In a research report issued Friday, Stifel Nicolaus analyst Benjamin Mogil reiterated a Buy rating on shares of Walt Disney Co (NYSE:DIS), with a price target of $130, after the entertainment giant revealed it had lost 3 million ESPN subscribers in a year. Disney shares reacted to the news, dropping 3.56% to $114.45 on heavy volume, dragging down media stocks.

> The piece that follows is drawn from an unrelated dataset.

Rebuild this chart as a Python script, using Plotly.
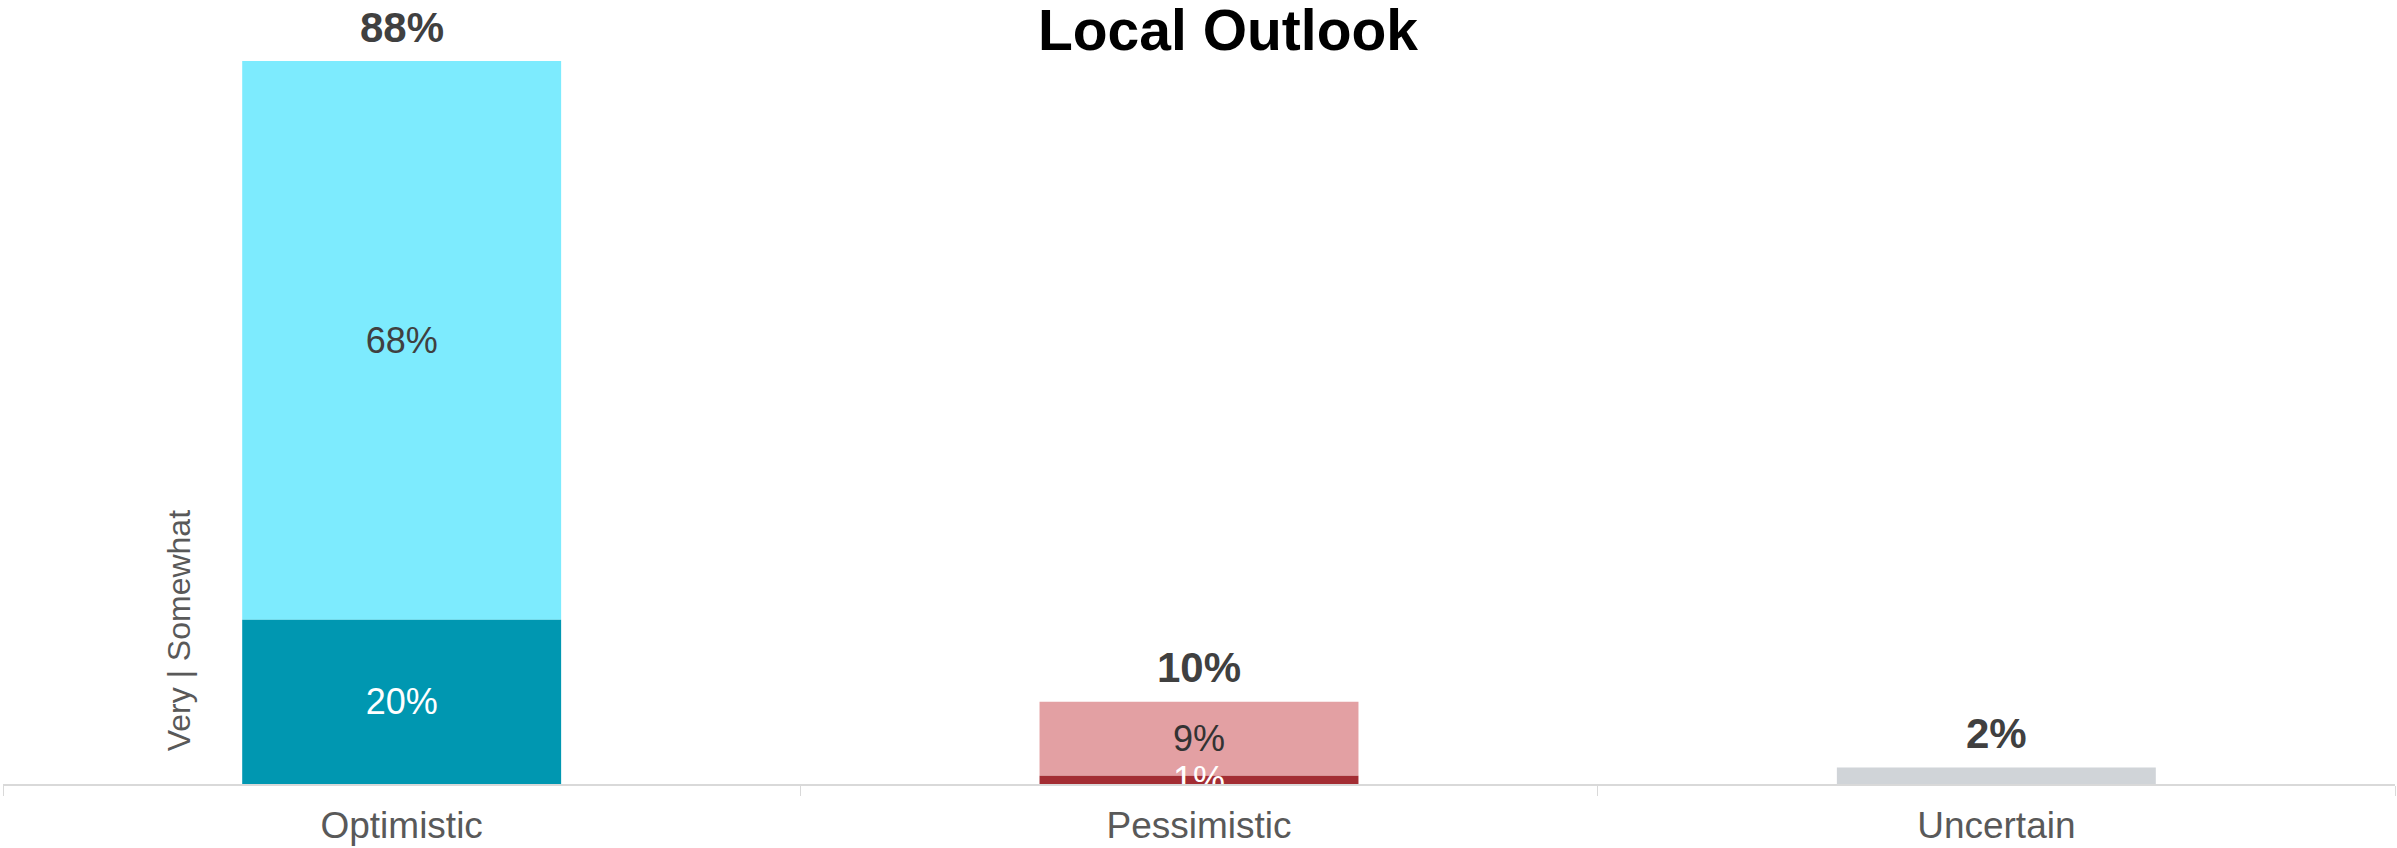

Mogil commented, “After market close on Wednesday, Disney (DIS, $118.67, Buy) released its 10-K filing. ESPN subscriber count was -3.2%, and while this is a Nielsen and not paid subscriber number it is likely somewhat weaker than expectations although we caution the difficulty of extrapolating from a Nielsen number to a paid one. The remaining key Disney domestic channels showed more moderate declines. We continue to see Media performance as the likely focal point of debate on this story, particularly given the limited ability for material cost relief at ESPN given the bulk of their structural costs are license fees, although we note that the company is far more diversified than many of its media peers (in terms of cable exposure) and heads into a very strong studio/CP slate.”
According to TipRanks.com, which measures analysts’ and bloggers’ success rate based on how their calls perform, analyst Benjamin Mogil has a total average return of 4.6% and a 47.8% success rate. Mogil has a 12.7% average return when recommending DIS, and is ranked #929 out of 3646 analysts.